Quanto à não-polémica Knopfli que deve ter euforizado esse amigo de copos do Cardoso Pires, com a ida ao Brasil, a conselho dos raros amigos que se manifestaram – também servem para isso as «polémicas» – foi-me parecendo melhor ficar fiel à promessa que fizera de não responder1. Mas você que me conhece saberá o que me custa este silêncio quando a resposta pouco amena se arrasta aqui por cima da mesa. O Eugénio Lisboa, amigo e velho cúmplice de aventuras literárias moçambicanas do Knopfli, até acha que eu precisava da coroa de espinhos para ficar mais humano... Se calhar é verdade. Já foi com esta salvífica intenção que o Knopfli resolveu sacrificar-se por uma matilha que há muito não sabia como me remeter para a sombra onde eles julgam que eu não estou tão habituados à glória africana que agora lhes falta, estavam. Como diz a Dona Amália tudo isto é triste, tudo isto é fado, mas eu tenho mais que fazer do que servir de suporte publicitário ao Knopfli e de fazer vender mais números do J.L.
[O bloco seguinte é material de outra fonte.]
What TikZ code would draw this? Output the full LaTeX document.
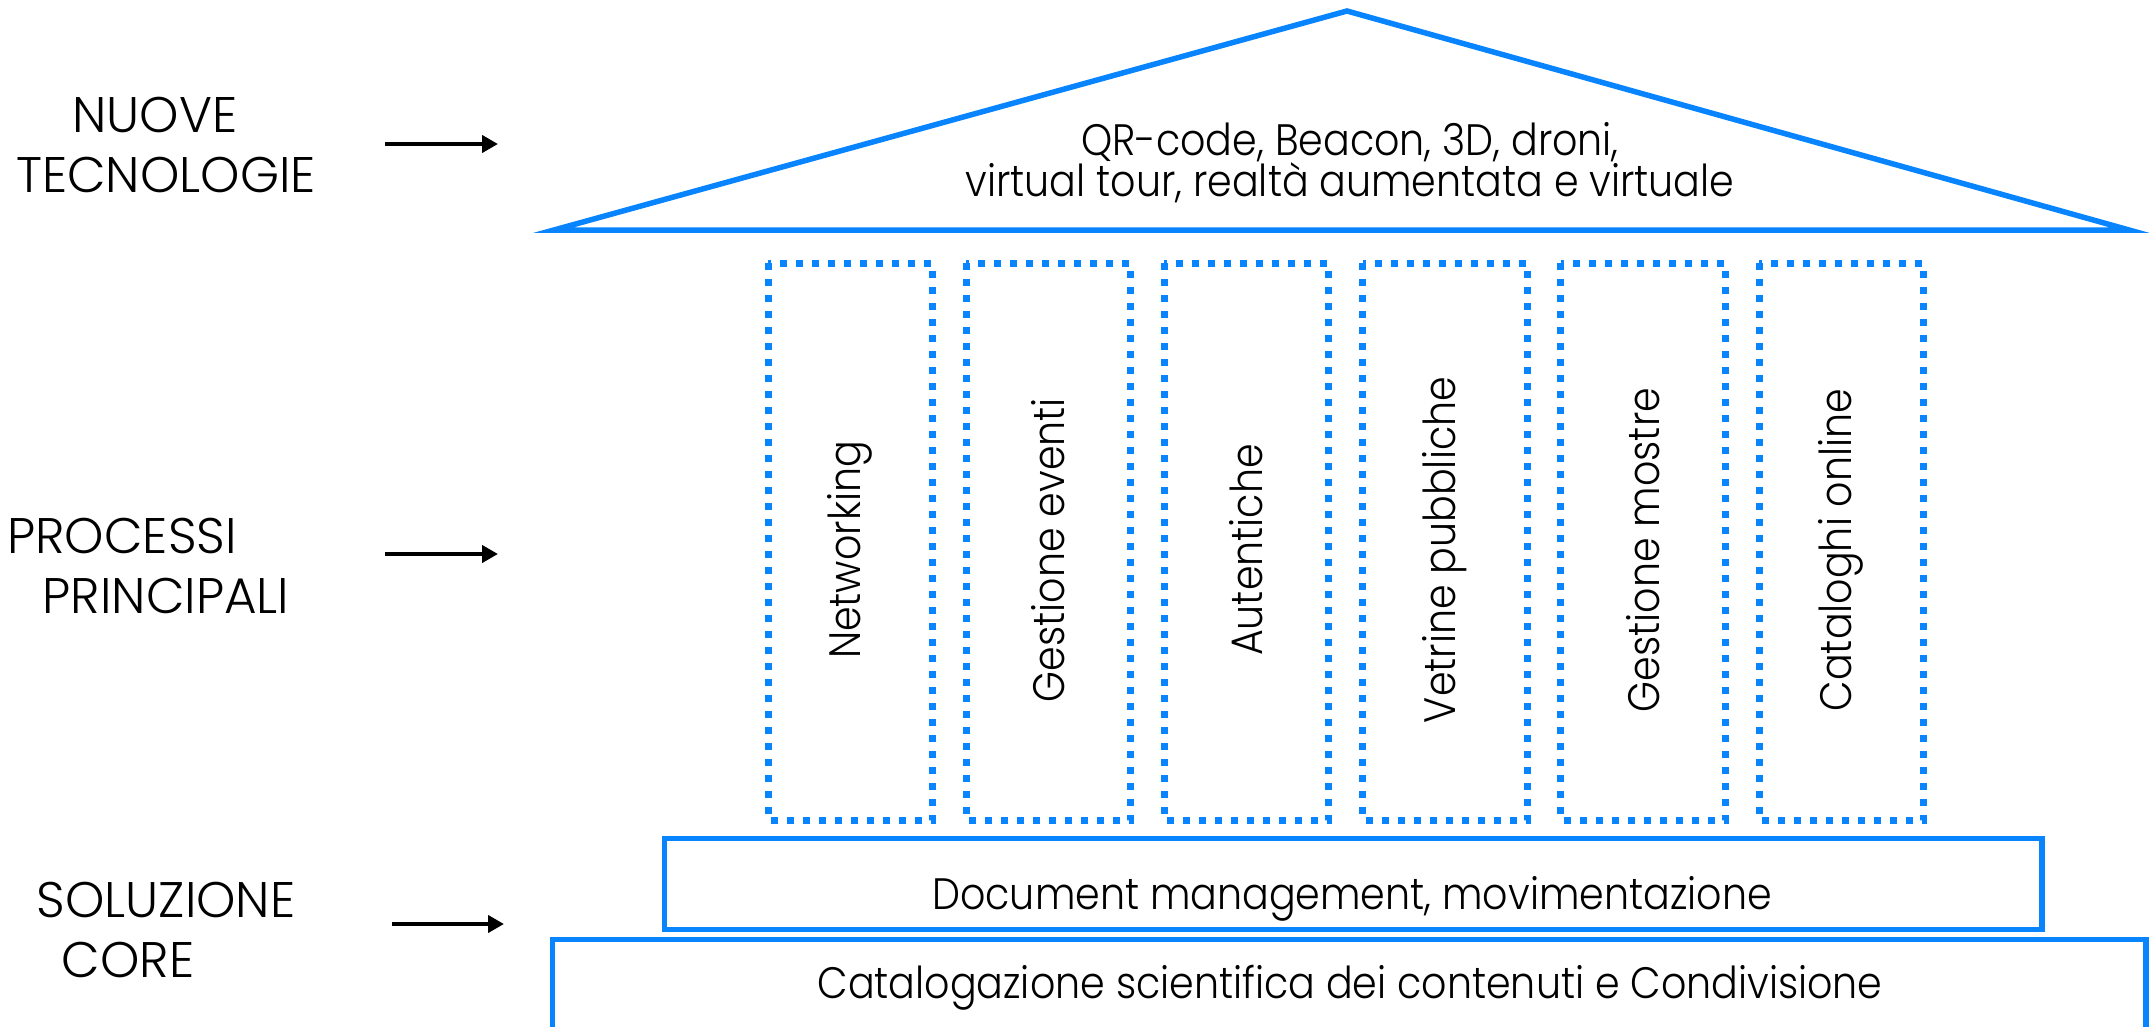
\documentclass[tikz,border=0pt]{standalone}
\usepackage{fontspec}
\setmainfont{Poppins Light}
\newfontfamily\bodyfont{Poppins Light}[FakeStretch=0.9]
\usetikzlibrary{arrows.meta}
\definecolor{pillarblue}{RGB}{8,132,255}

\tikzset{
  solidline/.style={draw=pillarblue, line width=5.5pt},
  dotline/.style={draw=pillarblue, line width=7pt, dash pattern=on 7pt off 9pt},
  lbl/.style={font=\bodyfont\fontsize{44}{60}\selectfont, align=center, inner sep=0pt},
  rooflbl/.style={font=\bodyfont\fontsize{44}{41}\selectfont, align=center, inner sep=0pt},
  sidelbl/.style={font=\fontsize{50}{60}\selectfont, align=center, inner sep=0pt},
  tip/.style={-{Triangle[length=16pt,width=17pt]}, line width=4pt},
}

\begin{document}
\begin{tikzpicture}[x=1pt,y=-1pt]
    \clip (0,0) rectangle (2151,1027);
    % roof
    \draw[solidline] (554,230) -- (1347,11) -- (2129,230) -- cycle;
    \node[rooflbl] (roof) at (1350,163) {QR-code, Beacon, 3D, droni,\\virtual tour, realtà aumentata e virtuale};
    % columns
    \foreach \i/\name in {0/Networking, 1/Gestione eventi, 2/Autentiche, 3/Vetrine pubbliche, 4/Gestione mostre, 5/Cataloghi online} {
        \draw[dotline] ({768+198.2*\i},263) rectangle ++(164.5,557);
        \node[lbl, rotate=90] (col\i) at ({850+198.2*\i},550) {\name};
    }
    % core
    \draw[solidline] (664.5,838.5) rectangle (2042,929.5);
    \node[lbl, anchor=base] (docmgmt) at (1352,909) {Document management, movimentazione};
    \draw[solidline] (552.5,1040) -- (552.5,939.5) -- (2146,939.5) -- (2146,1040);
    \node[lbl, anchor=base] (catalog) at (1350,998) {Catalogazione scientifica dei contenuti e Condivisione};
    % left side
    \node[sidelbl] (newtech) at (166,145) {NUOVE\hspace*{22pt}\\TECNOLOGIE};
    \node[sidelbl] (process) at (166,566) {PROCESSI\hspace*{88pt}\\PRINCIPALI};
    \node[sidelbl] (coresol) at (166,930) {SOLUZIONE\\CORE\hspace*{76pt}};
    \coordinate (a1s) at (385,144); \coordinate (a1e) at (498,144);
    \coordinate (a2s) at (385,554); \coordinate (a2e) at (498,554);
    \coordinate (a3s) at (392,924); \coordinate (a3e) at (504,924);
    \draw[tip] (a1s) -- (a1e);
    \draw[tip] (a2s) -- (a2e);
    \draw[tip] (a3s) -- (a3e);
\end{tikzpicture}
\end{document}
A Annie acabou a tradução francesa do Rei da Baviera e espero que desta vez saia aqui. Quanto à belga e ao Labirinto2 nem notícias. Caí (caímos) numa esparrela de pato bravo (belga ainda por cima) e agora não sei como resolver esta charada sem enigma.
Já não pergunto pelo estado do irmão da Regina por saber que não poderá ser bom e que ela terá que levar (e ele) essa cruz até ao fim. Acabo pelo título do seu romance, sem querer, mas não há outro acabar.
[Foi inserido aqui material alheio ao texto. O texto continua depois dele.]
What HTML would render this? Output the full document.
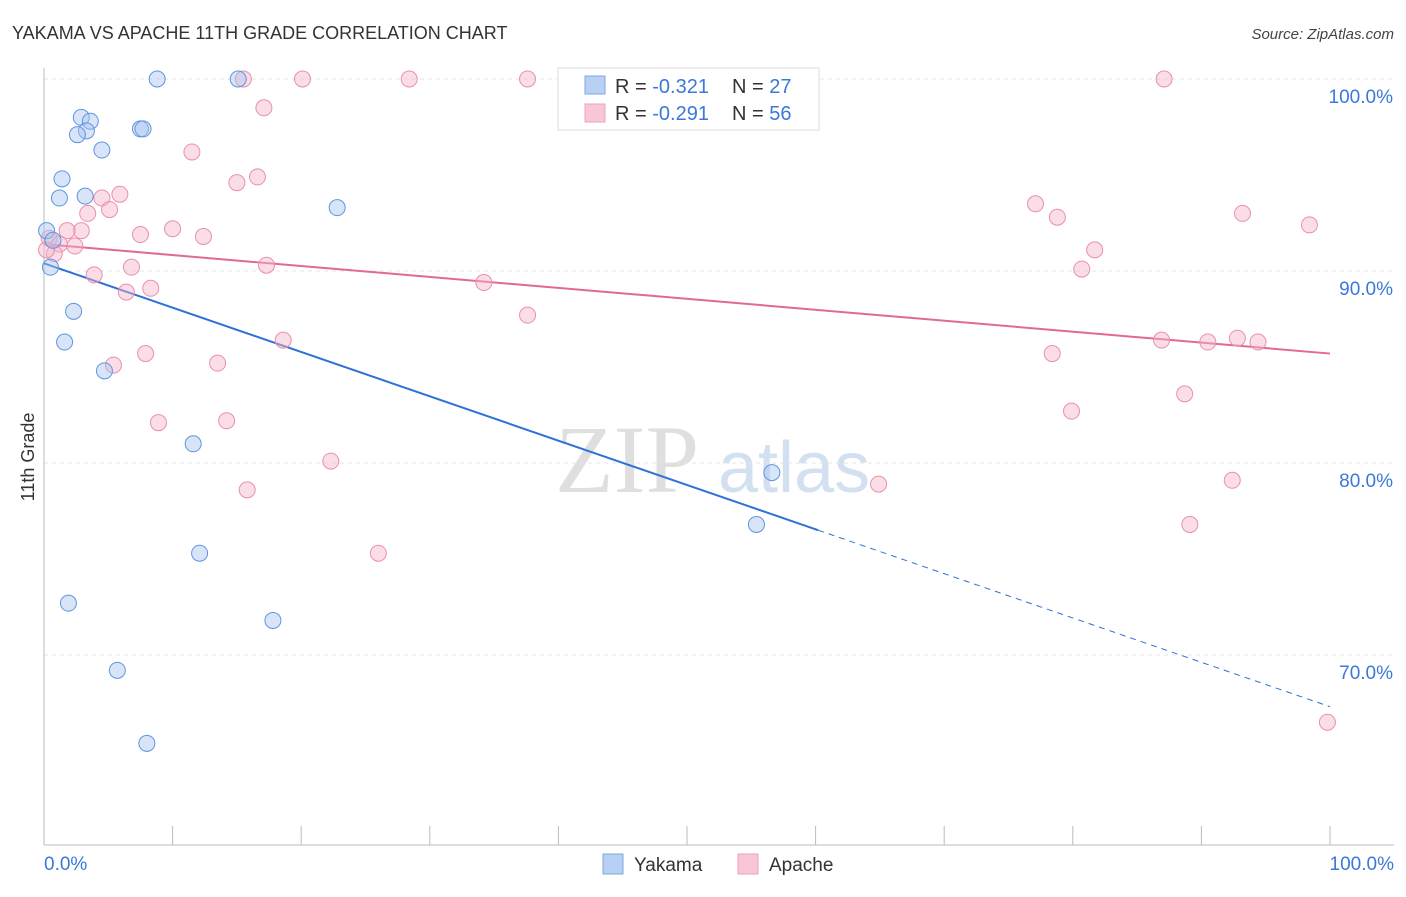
<!DOCTYPE html>
<html><head><meta charset="utf-8">
<style>
html,body{margin:0;padding:0;background:#fff;}
body{width:1406px;height:892px;overflow:hidden;font-family:"Liberation Sans",sans-serif;}
</style></head>
<body>
<svg id="chart" width="1406" height="892" xmlns="http://www.w3.org/2000/svg">
<text x="12" y="39" font-size="18" fill="#333" font-family="Liberation Sans, sans-serif">YAKAMA VS APACHE 11TH GRADE CORRELATION CHART</text>
<text x="1394" y="39" font-size="15" fill="#444" text-anchor="end" font-style="italic" font-family="Liberation Sans, sans-serif">Source: ZipAtlas.com</text>
<text transform="translate(34,457) rotate(-90)" font-size="18" fill="#333" text-anchor="middle" font-family="Liberation Sans, sans-serif">11th Grade</text>
<g>
<text x="555" y="492" font-size="96" fill="#d8d8d8" font-family="Liberation Serif, serif" opacity="0.8">ZIP</text>
<text x="718" y="492" font-size="72" fill="#c9d9ee" font-family="Liberation Sans, sans-serif" opacity="0.8">atlas</text>
</g>
<g id="grid"></g>
<g id="axes"></g>
<g id="lines"></g>
<g id="points"></g>
<g>
<rect x="558" y="68" width="261" height="62" fill="#fff" stroke="#ddd"/>
<rect x="585" y="76" width="20" height="18" fill="#b8d0f3" stroke="#7ea7e3"/>
<text x="615" y="93" font-size="20" fill="#333">R = <tspan fill="#3b78d8">-0.321</tspan></text>
<text x="732" y="93" font-size="20" fill="#333">N = <tspan fill="#3b78d8">27</tspan></text>
<rect x="585" y="104" width="20" height="18" fill="#f9c6d6" stroke="#eda3bc"/>
<text x="615" y="120" font-size="20" fill="#333">R = <tspan fill="#3b78d8">-0.291</tspan></text>
<text x="732" y="120" font-size="20" fill="#333">N = <tspan fill="#3b78d8">56</tspan></text>
</g>
<g>
<rect x="603" y="854" width="20" height="20" fill="#b8d0f3" stroke="#7ea7e3"/>
<text x="634" y="871" font-size="19" fill="#333">Yakama</text>
<rect x="738" y="854" width="20" height="20" fill="#f9c6d6" stroke="#eda3bc"/>
<text x="769" y="871" font-size="19" fill="#333">Apache</text>
</g>
</svg>
<script>
const yTicks=[100,90,80,70];
const yTickLabels=["100.0%","90.0%","80.0%","70.0%"];
const xTickLabels=["0.0%","100.0%"];
const yakamaX=[8.8,15.1,2.9,3.6,3.3,2.6,7.5,7.7,4.5,1.4,1.2,3.2,22.8,0.2,0.7,0.5,2.3,1.6,4.7,11.6,56.6,55.4,12.1,1.9,17.8,5.7,8.0];
const yakamaY=[100,100,98.0,97.8,97.3,97.1,97.4,97.4,96.3,94.8,93.8,93.9,93.3,92.1,91.6,90.2,87.9,86.3,84.8,81.0,79.5,76.8,75.3,72.7,71.8,69.2,65.4];
const apacheX=[15.5,20.1,28.4,37.6,87.1,17.1,11.5,15.0,16.6,5.9,4.5,3.4,5.1,10.0,7.5,12.4,2.9,1.8,0.4,1.2,2.4,0.8,0.2,6.8,17.3,3.9,6.4,8.3,77.1,78.8,93.2,98.4,81.7,80.7,34.2,37.6,18.6,7.9,5.4,13.5,78.4,86.9,90.5,92.8,94.4,79.9,88.7,8.9,14.2,22.3,15.8,64.9,92.4,26.0,89.1,99.8];
const apacheY=[100,100,100,100,100,98.5,96.2,94.6,94.9,94.0,93.8,93.0,93.2,92.2,91.9,91.8,92.1,92.1,91.7,91.4,91.3,90.9,91.1,90.2,90.3,89.8,88.9,89.1,93.5,92.8,93.0,92.4,91.1,90.1,89.4,87.7,86.4,85.7,85.1,85.2,85.7,86.4,86.3,86.5,86.3,82.7,83.6,82.1,82.2,80.1,78.6,78.9,79.1,75.3,76.8,66.5];
const yakamaTrend=[0,90.4,60.2,76.5];
const yakamaTrendEnd=100;
const apacheTrend=[0,91.4,100,85.7];

const NS="http://www.w3.org/2000/svg";
const sx=v=>44+v*12.86;
const sy=v=>79+(100-v)*19.2;
function mk(tag,attrs,parent){const e=document.createElementNS(NS,tag);for(const k in attrs)e.setAttribute(k,attrs[k]);parent.appendChild(e);return e;}
const grid=document.getElementById('grid'),axes=document.getElementById('axes'),lines=document.getElementById('lines'),pts=document.getElementById('points');
yTicks.forEach((t,i)=>{
 const l=mk('line',{x1:44,x2:1394,y1:sy(t),y2:sy(t),stroke:'#e4e4e4','stroke-dasharray':'4 4'},grid);
 
 
 const tx=mk('text',{x:1393,y:sy(t)+24,'font-size':19,fill:'#3b78d8','text-anchor':'end'},axes);
 tx.textContent=yTickLabels[i];
 
 
});
const ya=mk('line',{x1:44,x2:44,y1:68,y2:845,stroke:'#bbb'},axes);


const xa=mk('line',{x1:44,x2:1394,y1:845,y2:845,stroke:'#bbb'},axes);


for(let i=0;i<=10;i++){
 const tk=mk('line',{x1:sx(i*10),x2:sx(i*10),y1:826,y2:845,stroke:'#bbb'},axes);
 
 
}
const xl0=mk('text',{x:44,y:870,'font-size':19,fill:'#3b78d8'},axes);xl0.textContent=xTickLabels[0];


const xl1=mk('text',{x:1394,y:870,'font-size':19,fill:'#3b78d8','text-anchor':'end'},axes);xl1.textContent=xTickLabels[1];



function drawPts(xs,ys,fill,stroke,name){
 xs.forEach((x,i)=>{
  const c=mk('circle',{cx:sx(x),cy:sy(ys[i]),r:8,fill:fill,'fill-opacity':0.45,stroke:stroke,'stroke-width':1},pts);
  
  
 });
}
drawPts(apacheX,apacheY,'#f6b3c9','#e890ad','apache-point');
drawPts(yakamaX,yakamaY,'#a9c6f0','#5f95de','yakama-point');

const slope=(yakamaTrend[3]-yakamaTrend[1])/(yakamaTrend[2]-yakamaTrend[0]);
const yl=mk('line',{x1:sx(yakamaTrend[0]),y1:sy(yakamaTrend[1]),x2:sx(yakamaTrend[2]),y2:sy(yakamaTrend[3]),stroke:'#2f72d6','stroke-width':2},lines);


const yd=mk('line',{x1:sx(yakamaTrend[2]),y1:sy(yakamaTrend[3]),x2:sx(yakamaTrendEnd),y2:sy(yakamaTrend[3]+slope*(yakamaTrendEnd-yakamaTrend[2])),stroke:'#2f72d6','stroke-width':1,'stroke-dasharray':'6 5'},lines);


const al=mk('line',{x1:sx(apacheTrend[0]),y1:sy(apacheTrend[1]),x2:sx(apacheTrend[2]),y2:sy(apacheTrend[3]),stroke:'#e2689a','stroke-width':2},lines);


</script>
</body></html>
Saudades muitas para ambos. Um grande abraço de (pré) parabéns e com ele o do muito amigo

Eduardo


1 A propósito da polémica entre Eduardo Lourenço e Rui Knopfli cf. Destroços: O Gibão de Mestre Gil e Outros Ensaios. Lisboa: Gradiva, 2004, pp. 175-201.
2 Le Labyrinthe de la Saudade – Psychanalyse Mythique du Destin Portugais (trad. Annie de Faria). Bruxelles: Ed. Sagres-Europa, 1988.







«Othelo ou a diferença como tragédia» (Destroços: O Gibão de Mestre Gil e Outros Ensaios. Lisboa: Gradiva, 2004, pp. 175-182). Originalmente publicado no n.º 246 do JL: Jornal de Letras Artes e Ideias (23 de Março de 1987), o ensaio de Eduardo Lourenço suscitou um comentário polémico de Rui Knopfli, nas páginas do mesmo jornal.